The Cadillac customers fly now, but thousands of motorists are lured by 175 billboards that begin in Virginia, to what has become a small town, with a motel, gift shop and restaurant. The first sign that they’ve made it? A vision of Pedro, a 100-foot statue of the mascot.
Roadside America Miniature Village
Beginning in 1903, Laurence Gieringer built more than 300 miniature structures, which he displayed around his hometown of Reading before moving to Shartlesville in 1941. Packed with homes, businesses, and more than 10,000 handmade trees, Roadside America is actually eight villages set in different time periods.
Nostalgia is part of every attraction’s formula, but Roadside America relies on it almost exclusively. The display has not changed since Gieringer died in 1963. Says granddaughter Dolores Heinsohn, the current owner: “I have people thanking me for not changing. Those are the people who mean the most to me.”

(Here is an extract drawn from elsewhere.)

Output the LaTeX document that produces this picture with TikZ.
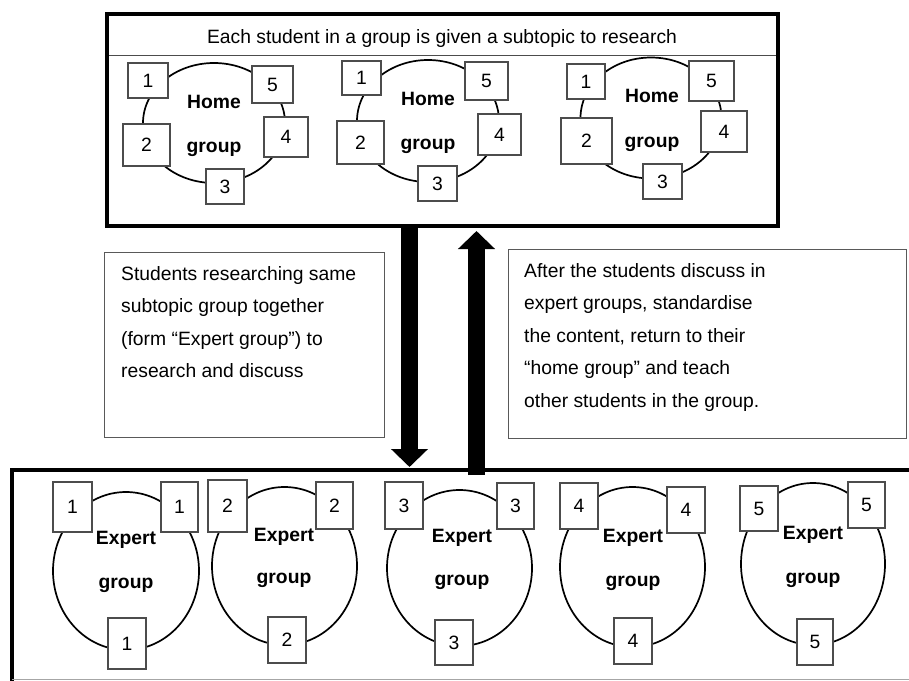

Settling near Interstate 10 after years of touring as a carnival sideshow, the Prince family opened "The Thing!" Museum in 1951 and quickly leased the attraction to the Bowlins, who owned a string of Western-themed travel centers. What is The Thing? Even director of operations Kit Johnson replies, “Don’t know,” but we can reveal that after 50 billboards spanning more than 300 miles, the “Mystery of the Desert” is somewhat anti-climactic. But surrounded by eerie dioramas and Native American trinkets, The Thing still draws 50,000 visitors a year, testifying to the power of the billboard build-up.
Space Farms Zoo and Museum
Sussex, New Jersey
Parker Space calls his family’s 84-year-old zoo, farm museum and restaurant “a lifestyle, not a job.” That lifestyle includes farming 180 acres to supplement feed for the hoof stock, removing road kill from local byways (which is fed to the zoo’s big cats) and tending to a menagerie of more than 500 animals, including lions, tigers and seven species of bears.
Space has a dedicated employee handling regulatory paperwork, a costly reality for every small business that in Space’s industry at least, keeps other costs down. “If you could put a lion on eBay, he’d go for $100,000,” says Space. “But buyers are limited to places where it’s legal to keep him.”